Los Angeles real estate receivership cases involving the sale of property are complex, especially when they involve assets worth millions of dollars. Here are some of the things that a California real estate receiver can and cannot do.

California law permits the sale of real estate out of receivership. California Code of Civil Procedure 568.5 authorizes the receiver to sell property upon the notice and in the manner prescribed by Article 6 of Chapter 3 of Division 2 of Title 9. The sale is not final until confirmed by the court.

One of the most important elements of a real estate receivership involving the sale of real estate is the issue of notice. Receivers must ensure proper notice of a proposed sale of real or personal property. The notice must go to all interested parties. This includes lenders, judgment creditors, and others with an interest, lien, or claim against the real estate to be sold.

A rents and profits receiver does not generally have the ability to sell real estate. The order appointing a rents and profits receiver is narrow and the scope and duty of the receiver is limited. A subsequent order authorizing the receiver to sell real estate or a more expanded initial order appointing the receiver authorizing the receiver to sell real estate is generally required.

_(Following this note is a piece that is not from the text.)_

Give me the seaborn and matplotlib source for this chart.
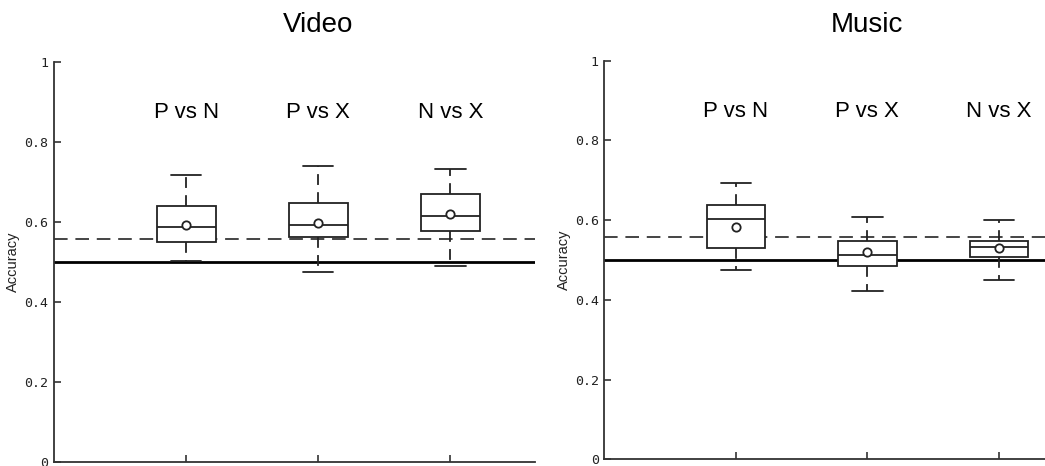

The receivership is an equitable remedy. The receiver’s duties and powers consequently can be expanded, in accordance with the principles of equity, by the appointing court. As a receivership case develops, the initial facts and circumstances may change. As a result, the duties of a receiver can change too. This occurs through the order9s) of the court.

The receiver has a duty to all interested parties and creditors. When a receiver sells a property, the issue of liens is addressed. The liens are paid off in order of priority based on whether or not they are secured or unsecured. Pursuant to court order, a receiver may sell real property free and clear of liens with the liens attaching to the sales proceeds.

In California, an order confirming the sale of real estate may be appealed within 60 days of the notice of ruling confirming the sale. Therefore, a Los Angeles real estate receiver may not be able to obtain title insurance until the appeal period has run its course. the court-ordered receiver should utilize specialists in the field of receiverships including using title and escrow companies that understand the process of selling real estate through a receiver.

A California real estate receiver who has been provided with court authority may sign a receiver’s deed. The receiver’s deed conveys the title to the purchaser. The deed is recorded and the sale occurs on the date of recordation. Prior to the deed being recorded, lienholders are paid off or sales proceeds are held either in escrow or with the receiver in the receiver’s trust account. A claims procedure may have already been established and the seniority of competing lienholders will thereafter be adjudicated by the Court.

The receivership court approves the sale of real estate by a real estate receiver either through a public or private sale. Sometimes, an overbid procedure is required by the Court. Regardless of the sales method approved by the court, it is necessary for a receiver to widely market the property in order to reasonably ensure that the highest market price is realized. This is generally done through third-party brokers and sometimes that broker is approved by the court pursuant to an employment application. In other instances, the real estate receiver is given blanket authority to retain a broker.

A successful California real estate receiver sale requires the use of an experienced receiver, experienced professionals, and requisite court authority and due diligence by the receiver and the court receiver professionals.